The remarkable thing is that when he tried the elliptical shape for Mars, it fit perfectly. Going back to the other planets, including Earth, and trying ellipses for their orbits, Kepler found them to fit perfectly, without the need for any devices whatsoever

4.11.2. new data challenged paradigm, forced a change

Here we see a perfect example of data challenging a paradigm. Brahe's observations were so good that it was no longer possible to design a geocentric system which fit them well. Without the accuracy of his sighting tubes the discrepancy in the orbit of Mars might have gone unnoticed for decades. Sure, the discrepancy was small, but it was significant enough in Kepler's eyes to be of such concern as to ultimately warrant a change in the paradigm.

4.11.3. "bent" rather than broke it

Besides, he didn't really break the paradigm, he just sort of bent it. An ellipse is just a squashed circle, and the orbits of the planets, even Mars, were not very far from being circular.

5. Summary

In the next lesson we will study Kepler's laws of planetary motion. We will learn more about the ellipse and the elliptical orbits of planets around the sun.

In this lesson we have traced the demise of the circular paradigm, brought about by measurements of planetary location about as well as could be done by the naked eye. This was accomplished with the design and construction of extremely accurate sighting tubes by Tycho Brahe.

Tycho Brahe was the first professional astronomer, having convinced the King of Denmark to give him the money to build and fund a Royal Observatory.

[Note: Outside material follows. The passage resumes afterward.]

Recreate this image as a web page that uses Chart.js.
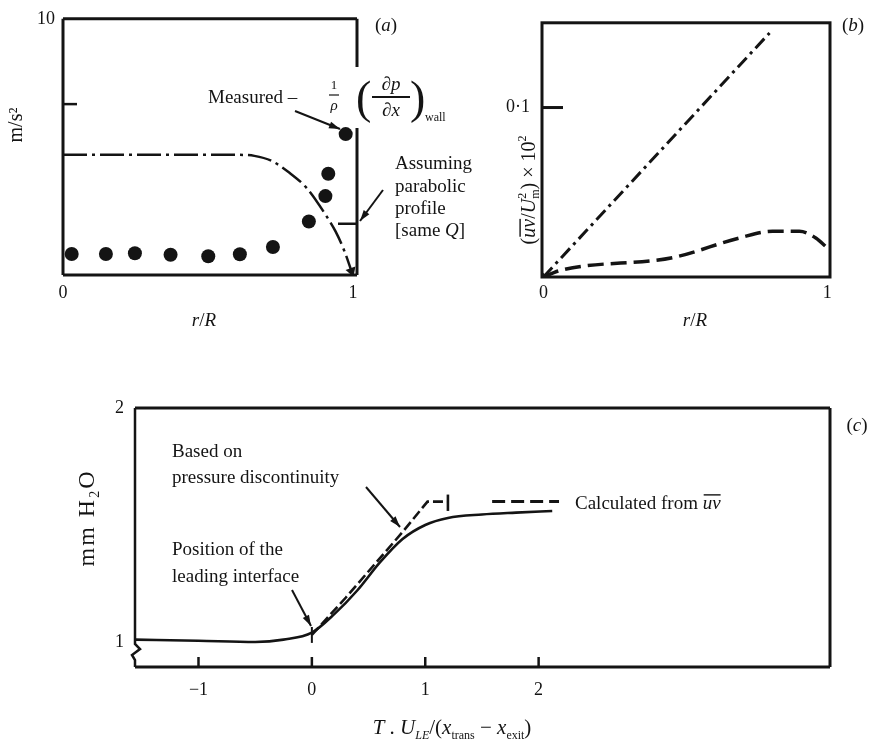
<!DOCTYPE html>
<html>
<head>
<meta charset="utf-8">
<script src="https://cdn.jsdelivr.net/npm/chart.js@4.4.0/dist/chart.umd.min.js"></script>
<style>
  body { margin: 0; background: #fff; }
  #wrap { position: relative; width: 872px; height: 744px; }
  canvas { position: absolute; left: 0; top: 0; pointer-events: none; }
</style>
</head>
<body>
<div id="wrap">
  <canvas id="chartA" width="872" height="744"></canvas>
  <canvas id="chartB" width="872" height="744"></canvas>
  <canvas id="chartC" width="872" height="744"></canvas>
</div>
<script>
const INK = '#141414';
const SERIF = '"Liberation Serif", "DejaVu Serif", serif';

// (a) measured wall pressure gradient and parabolic profile
const aMeasuredR = [0.03, 0.148, 0.248, 0.371, 0.501, 0.61, 0.724, 0.848, 0.905, 0.915, 0.975];
const aMeasured  = [0.82, 0.82, 0.85, 0.79, 0.73, 0.81, 1.09, 2.09, 3.08, 3.95, 5.5];
const aParabR = [0, 0.2, 0.4, 0.6, 0.66, 0.72, 0.78, 0.84, 0.90, 0.94, 0.97, 0.995];
const aParab  = [4.69, 4.69, 4.69, 4.69, 4.65, 4.45, 4.0, 3.4, 2.45, 1.7, 0.95, 0.15];
const aYTicks = [6.67, 10];
const aYLabels = ['', '10'];
const aXTicks = [0, 1];
const aXLabels = ['0', '1'];

// (b) shear stress profiles
const bLinearR = [0, 0.797];
const bLinear  = [0, 0.144];
const bUvR = [0, 0.06, 0.457, 0.69, 0.808, 0.902, 0.96, 0.995];
const bUv  = [0, 0.0039, 0.0115, 0.023, 0.027, 0.027, 0.023, 0.018];
const bYTicks = [0.1];
const bYLabels = ['0·1'];
const bXTicks = [0, 1];
const bXLabels = ['0', '1'];

// (c) pressure rise through the transition
const cMeasT = [-1.56, -1.0, -0.5, -0.25, 0, 0.2, 0.4, 0.6, 0.8, 1.0, 1.2, 1.5, 1.8, 2.12];
const cMeas  = [1.01, 1.005, 1.0, 1.01, 1.04, 1.12, 1.22, 1.34, 1.44, 1.50, 1.53, 1.545, 1.553, 1.56];
const cCalcT = [0, 0.3, 0.55, 0.8, 1.02, 1.2];
const cCalc  = [1.03, 1.19, 1.33, 1.47, 1.6, 1.6];
const cEndT = [1.2, 1.2];
const cEnd  = [1.56, 1.63];
const cKeyT = [1.59, 2.18];
const cKey  = [1.6, 1.6];
const cMarkT = [0, 0];
const cMark  = [0.996, 1.064];
const cYTicks = [1, 2];
const cYLabels = ['1', '2'];
const cXTicks = [-1, 0, 1, 2];
const cXLabels = ['−1', '0', '1', '2'];

const pts = (xs, ys) => xs.map((x, i) => ({ x: x, y: ys[i] }));

function fnt(size, italic) {
  return (italic ? 'italic ' : '') + size + 'px ' + SERIF;
}

function txt(ctx, s, x, y, size, italic, align) {
  ctx.save();
  ctx.font = fnt(size, italic);
  ctx.textAlign = align || 'left';
  ctx.textBaseline = 'middle';
  ctx.fillStyle = INK;
  ctx.fillText(s, x, y);
  ctx.restore();
}

// draw a row of text runs on a baseline; adv:false means no advance
function runs(ctx, list, x, y, align) {
  ctx.save();
  ctx.fillStyle = INK;
  ctx.textBaseline = 'alphabetic';
  ctx.textAlign = 'left';
  let w = 0;
  list.forEach(r => {
    ctx.font = fnt(r.size, r.italic);
    r.w = ctx.measureText(r.t).width;
    if (r.adv !== false) w += r.w;
  });
  let cx = align === 'center' ? x - w / 2 : x;
  list.forEach(r => {
    ctx.font = fnt(r.size, r.italic);
    ctx.fillText(r.t, cx, y + (r.dy || 0));
    if (r.over) ctx.fillRect(cx + 1, y + (r.dy || 0) - r.size * 0.78, r.w - 1, 1.4);
    if (r.adv !== false) cx += r.w;
  });
  ctx.restore();
}

function seg(ctx, x1, y1, x2, y2, w) {
  ctx.save();
  ctx.strokeStyle = INK;
  ctx.lineWidth = w || 2.5;
  ctx.beginPath();
  ctx.moveTo(x1, y1);
  ctx.lineTo(x2, y2);
  ctx.stroke();
  ctx.restore();
}

function arrow(ctx, x1, y1, x2, y2) {
  seg(ctx, x1, y1, x2, y2, 2);
  const a = Math.atan2(y2 - y1, x2 - x1);
  const L = 11, H = 3.5;
  ctx.save();
  ctx.fillStyle = INK;
  ctx.beginPath();
  ctx.moveTo(x2, y2);
  ctx.lineTo(x2 - L * Math.cos(a) + H * Math.sin(a), y2 - L * Math.sin(a) - H * Math.cos(a));
  ctx.lineTo(x2 - L * Math.cos(a) - H * Math.sin(a), y2 - L * Math.sin(a) + H * Math.cos(a));
  ctx.closePath();
  ctx.fill();
  ctx.restore();
}

function axis(min, max, vals, labels, pad, fix, isX) {
  return {
    type: 'linear', min: min, max: max,
    grid: { display: false, drawTicks: false },
    border: { display: false },
    ticks: {
      padding: pad, autoSkip: false, maxRotation: 0,
      font: { size: 18, family: SERIF }, color: INK,
      callback: (v, i) => labels[i] || ''
    },
    afterBuildTicks: s => { s.ticks = vals.map(v => ({ value: v })); },
    afterFit: s => { if (isX) s.height = fix; else s.width = fix; }
  };
}

function makeChart(id, datasets, scales, padding, decor) {
  return new Chart(document.getElementById(id), {
    type: 'scatter',
    data: { datasets: datasets },
    options: {
      responsive: false,
      animation: false,
      layout: { padding: padding },
      plugins: { legend: { display: false }, tooltip: { enabled: false } },
      scales: scales
    },
    plugins: [{ id: 'decor' + id, afterDraw: chart => decor(chart, chart.ctx) }]
  });
}

// ---------- (a) ----------
makeChart('chartA', [
  {
    data: pts(aMeasuredR, aMeasured),
    pointRadius: 7, backgroundColor: INK, borderWidth: 0
  },
  {
    data: pts(aParabR, aParab),
    showLine: true, borderColor: INK, borderWidth: 2.5,
    borderDash: [24, 5, 3, 5], cubicInterpolationMode: 'monotone',
    pointRadius: aParabR.map((_, i) => i === aParabR.length - 1 ? 6 : 0),
    pointStyle: 'triangle', rotation: 160,
    backgroundColor: INK, pointBorderWidth: 0
  }
], {
  x: axis(0, 1.014, aXTicks, aXLabels, 7, 40, true),
  y: axis(0, 10, aYTicks, aYLabels, 8, 30, false)
}, { left: 33, top: 15, right: 515, bottom: 429 }, (chart, ctx) => {
  const a = chart.chartArea, ys = chart.scales.y;
  seg(ctx, a.left, a.top, a.right, a.top, 3);
  seg(ctx, a.left, a.top, a.left, a.bottom, 3);
  seg(ctx, a.left, a.bottom, a.right, a.bottom, 3);
  seg(ctx, a.right, a.top, a.right, 67, 3);
  seg(ctx, a.right, 128, a.right, a.bottom, 3);
  const t = ys.getPixelForValue(aYTicks[0]);
  seg(ctx, a.left, t, a.left + 14, t, 2.5);
  const lead = ys.getPixelForValue(2.0);
  seg(ctx, a.right - 19, lead, a.right, lead, 2.5);

  ctx.save();
  ctx.translate(17, 125);
  ctx.rotate(-Math.PI / 2);
  txt(ctx, 'm/s²', 0, 0, 20, false, 'center');
  ctx.restore();
  runs(ctx, [{ t: 'r', size: 19, italic: true }, { t: '/', size: 19 }, { t: 'R', size: 19, italic: true }], 204, 326, 'center');
  runs(ctx, [{ t: '(', size: 19 }, { t: 'a', size: 19, italic: true }, { t: ')', size: 19 }], 386, 31, 'center');

  runs(ctx, [{ t: 'Measured –', size: 19 }], 208, 103);
  txt(ctx, '1', 334, 86, 13, false, 'center');
  seg(ctx, 329, 95, 339, 95, 1.2);
  txt(ctx, 'ρ', 334, 106, 15, true, 'center');
  runs(ctx, [{ t: '(', size: 46 }], 356, 113);
  runs(ctx, [{ t: '∂p', size: 19, italic: true }], 391, 90, 'center');
  seg(ctx, 372, 97, 410, 97, 2);
  runs(ctx, [{ t: '∂x', size: 19, italic: true }], 391, 116, 'center');
  runs(ctx, [{ t: ')', size: 46 }], 410, 113);
  runs(ctx, [{ t: 'wall', size: 12 }], 425, 121);

  runs(ctx, [{ t: 'Assuming', size: 19 }], 395, 169);
  runs(ctx, [{ t: 'parabolic', size: 19 }], 395, 192);
  runs(ctx, [{ t: 'profile', size: 19 }], 395, 214);
  runs(ctx, [{ t: '[same ', size: 19 }, { t: 'Q', size: 19, italic: true }, { t: ']', size: 19 }], 395, 236);

  arrow(ctx, 295, 111, 340, 129);
  arrow(ctx, 383, 190, 360, 221);
});

// ---------- (b) ----------
makeChart('chartB', [
  {
    data: pts(bLinearR, bLinear),
    showLine: true, borderColor: INK, borderWidth: 3,
    borderDash: [13, 5, 3, 5],
    pointRadius: bLinearR.map((_, i) => i === 0 ? 6 : 0),
    pointStyle: 'triangle', rotation: 222,
    backgroundColor: INK, pointBorderWidth: 0
  },
  {
    data: pts(bUvR, bUv),
    showLine: true, borderColor: INK, borderWidth: 3.5,
    borderDash: [16, 7], cubicInterpolationMode: 'monotone',
    pointRadius: 0
  }
], {
  x: axis(-0.005, 1.01, bXTicks, bXLabels, 5, 40, true),
  y: axis(0, 0.15, bYTicks, bYLabels, 12, 60, false)
}, { left: 482, top: 17, right: 42, bottom: 427 }, (chart, ctx) => {
  const a = chart.chartArea, ys = chart.scales.y;
  ctx.save();
  ctx.strokeStyle = INK;
  ctx.lineWidth = 3;
  ctx.strokeRect(a.left, a.top, a.right - a.left, a.bottom - a.top);
  ctx.restore();
  const t = ys.getPixelForValue(bYTicks[0]);
  seg(ctx, a.left, t, a.left + 21, t, 3);

  runs(ctx, [{ t: '(', size: 19 }, { t: 'b', size: 19, italic: true }, { t: ')', size: 19 }], 853, 31, 'center');
  runs(ctx, [{ t: 'r', size: 19, italic: true }, { t: '/', size: 19 }, { t: 'R', size: 19, italic: true }], 695, 326, 'center');

  ctx.save();
  ctx.translate(528, 190);
  ctx.rotate(-Math.PI / 2);
  runs(ctx, [
    { t: '(', size: 20 },
    { t: 'uv', size: 20, italic: true, over: true },
    { t: '/', size: 20 },
    { t: 'U', size: 20, italic: true },
    { t: '2', size: 12, dy: -9, adv: false },
    { t: 'm', size: 12, dy: 4 },
    { t: ') × 10', size: 20 },
    { t: '2', size: 12, dy: -9 }
  ], 0, 7, 'center');
  ctx.restore();
});

// ---------- (c) ----------
makeChart('chartC', [
  {
    data: pts(cMeasT, cMeas),
    showLine: true, borderColor: INK, borderWidth: 2.6,
    cubicInterpolationMode: 'monotone', pointRadius: 0
  },
  {
    data: pts(cCalcT, cCalc),
    showLine: true, borderColor: INK, borderWidth: 2.6,
    borderDash: [10, 4], pointRadius: 0
  },
  {
    data: pts(cEndT, cEnd),
    showLine: true, borderColor: INK, borderWidth: 2.6, pointRadius: 0
  },
  {
    data: pts(cKeyT, cKey),
    showLine: true, borderColor: INK, borderWidth: 3,
    borderDash: [13, 6], pointRadius: 0
  },
  {
    data: pts(cMarkT, cMark),
    showLine: true, borderColor: INK, borderWidth: 2, pointRadius: 0
  }
], {
  x: axis(-1.56, 4.57, cXTicks, cXLabels, 12, 40, true),
  y: axis(0.893, 2, cYTicks, cYLabels, 11, 30, false)
}, { left: 105, top: 408, right: 42, bottom: 37 }, (chart, ctx) => {
  const a = chart.chartArea, xs = chart.scales.x;
  seg(ctx, a.left, a.top, a.right, a.top, 3);
  seg(ctx, a.right, a.top, a.right, a.bottom, 3);
  seg(ctx, a.left, a.bottom, a.right, a.bottom, 3);
  // broken-axis zigzag on the left border
  ctx.save();
  ctx.strokeStyle = INK;
  ctx.lineWidth = 2.5;
  ctx.beginPath();
  ctx.moveTo(a.left, a.top);
  ctx.lineTo(a.left, 644);
  ctx.lineTo(a.left + 5, 649);
  ctx.lineTo(a.left - 3, 655);
  ctx.lineTo(a.left, 660);
  ctx.lineTo(a.left, a.bottom);
  ctx.stroke();
  ctx.restore();
  cXTicks.forEach(v => {
    const p = xs.getPixelForValue(v);
    seg(ctx, p, a.bottom, p, a.bottom - 10, 2.5);
  });

  runs(ctx, [{ t: '(', size: 19 }, { t: 'c', size: 19, italic: true }, { t: ')', size: 19 }], 857, 431, 'center');

  ctx.save();
  ctx.translate(86, 518);
  ctx.rotate(-Math.PI / 2);
  ctx.letterSpacing = '2px';
  runs(ctx, [
    { t: 'mm H', size: 24 },
    { t: '2', size: 14, dy: 5 },
    { t: 'O', size: 24 }
  ], 0, 8, 'center');
  ctx.restore();

  runs(ctx, [
    { t: 'T', size: 21, italic: true },
    { t: ' . ', size: 21 },
    { t: 'U', size: 21, italic: true },
    { t: 'LE', size: 12, italic: true, dy: 5 },
    { t: '/(', size: 21 },
    { t: 'x', size: 21, italic: true },
    { t: 'trans', size: 12, dy: 5 },
    { t: ' − ', size: 21 },
    { t: 'x', size: 21, italic: true },
    { t: 'exit', size: 12, dy: 5 },
    { t: ')', size: 21 }
  ], 452, 734, 'center');

  txt(ctx, 'Based on', 172, 452, 19);
  txt(ctx, 'pressure discontinuity', 172, 478, 19);
  txt(ctx, 'Position of the', 172, 550, 19);
  txt(ctx, 'leading interface', 172, 577, 19);
  runs(ctx, [{ t: 'Calculated from ', size: 19 }, { t: 'uv', size: 19, italic: true, over: true }], 575, 509);

  arrow(ctx, 366, 487, 400, 527);
  arrow(ctx, 292, 590, 311, 626);
});
</script>
</body>
</html>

From this observatory he would observe and track the planets night after night for twenty years, using instruments he invented and built which allowed observational precision never before possible.

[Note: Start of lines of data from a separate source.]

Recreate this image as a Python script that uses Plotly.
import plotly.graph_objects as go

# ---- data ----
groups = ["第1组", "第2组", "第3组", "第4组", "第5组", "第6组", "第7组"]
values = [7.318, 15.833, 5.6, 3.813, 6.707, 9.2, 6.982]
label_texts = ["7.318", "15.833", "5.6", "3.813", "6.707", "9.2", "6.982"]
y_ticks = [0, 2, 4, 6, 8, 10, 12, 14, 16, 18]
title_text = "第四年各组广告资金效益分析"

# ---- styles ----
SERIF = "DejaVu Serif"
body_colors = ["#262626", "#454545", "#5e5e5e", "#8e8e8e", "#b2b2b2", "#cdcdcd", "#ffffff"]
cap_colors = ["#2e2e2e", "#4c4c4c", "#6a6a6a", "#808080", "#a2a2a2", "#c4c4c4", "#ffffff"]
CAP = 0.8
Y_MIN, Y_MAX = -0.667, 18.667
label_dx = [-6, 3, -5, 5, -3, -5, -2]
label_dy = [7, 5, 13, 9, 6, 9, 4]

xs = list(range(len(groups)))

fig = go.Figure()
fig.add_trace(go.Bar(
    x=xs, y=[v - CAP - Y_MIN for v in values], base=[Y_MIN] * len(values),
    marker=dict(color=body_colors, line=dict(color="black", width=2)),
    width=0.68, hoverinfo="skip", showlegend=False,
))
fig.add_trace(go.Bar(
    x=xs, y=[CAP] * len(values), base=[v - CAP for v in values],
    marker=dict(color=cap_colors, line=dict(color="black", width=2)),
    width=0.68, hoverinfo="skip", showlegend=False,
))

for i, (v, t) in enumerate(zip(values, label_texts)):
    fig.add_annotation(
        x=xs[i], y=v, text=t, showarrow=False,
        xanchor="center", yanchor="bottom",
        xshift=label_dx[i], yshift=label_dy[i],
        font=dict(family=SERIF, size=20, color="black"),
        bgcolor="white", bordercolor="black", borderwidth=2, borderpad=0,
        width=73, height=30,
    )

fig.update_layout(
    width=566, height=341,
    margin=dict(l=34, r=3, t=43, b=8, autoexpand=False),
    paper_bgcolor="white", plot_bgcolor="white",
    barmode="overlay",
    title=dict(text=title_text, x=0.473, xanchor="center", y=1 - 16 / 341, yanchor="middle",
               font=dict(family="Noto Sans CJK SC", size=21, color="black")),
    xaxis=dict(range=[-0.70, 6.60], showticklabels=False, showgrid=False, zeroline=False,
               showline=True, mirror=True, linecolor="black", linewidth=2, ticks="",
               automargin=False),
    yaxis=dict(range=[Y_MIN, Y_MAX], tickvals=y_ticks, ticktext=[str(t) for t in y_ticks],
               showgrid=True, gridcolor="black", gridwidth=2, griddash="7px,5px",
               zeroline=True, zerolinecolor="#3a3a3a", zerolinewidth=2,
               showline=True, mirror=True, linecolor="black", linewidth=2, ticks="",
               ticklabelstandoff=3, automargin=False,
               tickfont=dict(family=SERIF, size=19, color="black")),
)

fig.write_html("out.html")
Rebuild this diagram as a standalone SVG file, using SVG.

This allowed him to determine that Ptolemy's calculations did not predict the paths of the planets nearly as well as had been thought previously. The observational precision also allowed him to determine that two comets and a supernova were heavenly events and did not occur in the sublunar realm where they were allowed by Aristotle's cosmology, and where it had been previously assumed that they did occur.

Brahe hired a young assistant named Johannes Kepler. Upon Brahe's death Kepler was given his data and his job.

Kepler, being a good Pythagorean mathematician, and a diligent worker, set out to prove once and for all the truth of the Pythagorean harmony and the Platonic perfection of the universe.

Although he failed to do so he did discover that the motion of the planets could best be described by a heliocentric model which had all of the planets, including earth, orbiting the sun in elliptical orbits rather than in circles. He did find that the planetary orbits contained geometric and harmonic relationships previously undiscovered, although he could not explain them.